How a Confidence curve is generated

Your workspace's predictive model is used whenever you request a subset of tests
from Launchable. Launchable builds new predictive models from your test sessions regularly.

Building a model has two major steps: training and evaluation. Because of this, we first split your test sessions into a training dataset and an evaluation dataset. Most test sessions are added to the training dataset, and the remaining test sessions are added to the evaluation dataset.

Then, we train a new model using the training dataset. The model learns from these builds+test sessions. Its goal is to learn which tests will likely fail first based on historical test results and the changes being tested.

Finally, after the model's trained, we want to know how effective this newly trained model is at reordering tests. This process is called model evaluation. A Confidence curve is a key artifact created by this process.

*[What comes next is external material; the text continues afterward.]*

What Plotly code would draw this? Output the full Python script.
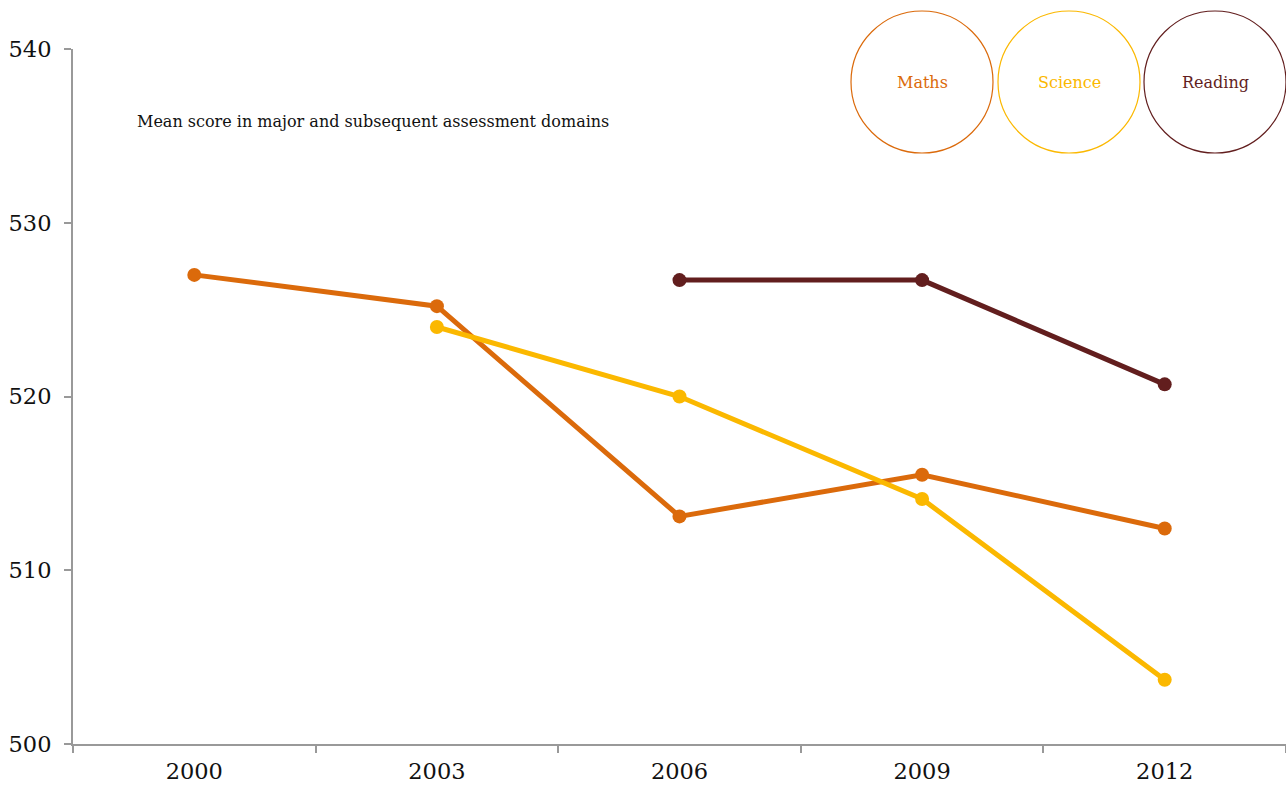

Example Confidence curve in the Launchable dashboard

Model evaluation

First, we take all the test sessions in the evaluation dataset.

We can visualize the result of a single session like this. Each block represents a test. Green means the test passed when it originally ran, and red means it failed. Wider blocks took longer to run; narrower blocks took less time.

Of course, there are multiple sessions in the evaluation dataset, which we can visualize like this:

Then, for each session in the evaluation dataset, we ask the model to prioritize all the tests from that test session and build combination (see How Launchable selects tests).

The model returns the list of tests prioritized by failure density, i.e., how useful this test is at finding failures per second of test execution time.

Visualizing this process, again using a single session:

And again, in aggregate across all our evaluation sessions:

The important thing to note is that the model hasn't "seen" these test sessions before - they were not used for training - but we know which tests passed and failed because we have the full results! This lets us compare the actual test results for that session against the model's prediction of which tests had higher failure density. This tells us that -- for this session, at least -- Launchable can find a failing session by only running a small subset of tests:

One failure is enough if we're looking for test session failures (i.e., will the tests pass or not?). It only takes one failing test case for the whole session to fail. When choosing an optimization target, we need to run enough tests to not mark a session as passing when it would actually fail if you run the full suite. That's the definition of confidence.

We can see Launchable's aggregate performance by stacking a bunch of evaluation sessions together and seeing how long it takes to find a single failure. Sometimes Launchable's prioritization of an evaluation session will find the first failure earlier, whereas other times, it'll find it later. We can sort the evaluation sessions by how long they take, like this:

Then we can imagine an optimization target. How many failing sessions would we miss if we only ran a portion of the tests like this:

At this stage, we've run all the evaluation sessions through the model and compared the prioritization to the real results. Finally, we use this data to create your Confidence curve.

On the X-axis, we have test execution time. The upper bound of this axis is the maximum total execution time from all the evaluation sessions.

On the Y-axis, we have the Confidence percentage. This is the probability of correctly catching a failing session. When choosing an optimization target, we need to run enough tests to not mark a session as passing when the full run would fail. That's what this percentage represents.

The pink line represents the intersection of these two factors aggregated across all the evaluation test sessions. Logically, the line starts at (0,0%) and ends at ([max],100%): if we run no tests, we'll miss every failing session, and if we run all the tests, we'll catch every failing session. However, Launchable's power is in the in-between. Notice how the pink line isn't straight: it's curved to the left. This means that Launchable can catch more failing sessions in less time!

For example, the above image tells us that if we set our optimization target to 90% confidence, we should expect only to run 10 minutes of tests (X-axis) and expect to catch 90% of failing sessions (Y-axis). Similarly, if we set our optimization target to 25 minutes (X-axis), we should expect to catch 95% of failing sessions (Y-axis). Both of these are great improvements over running all the tests.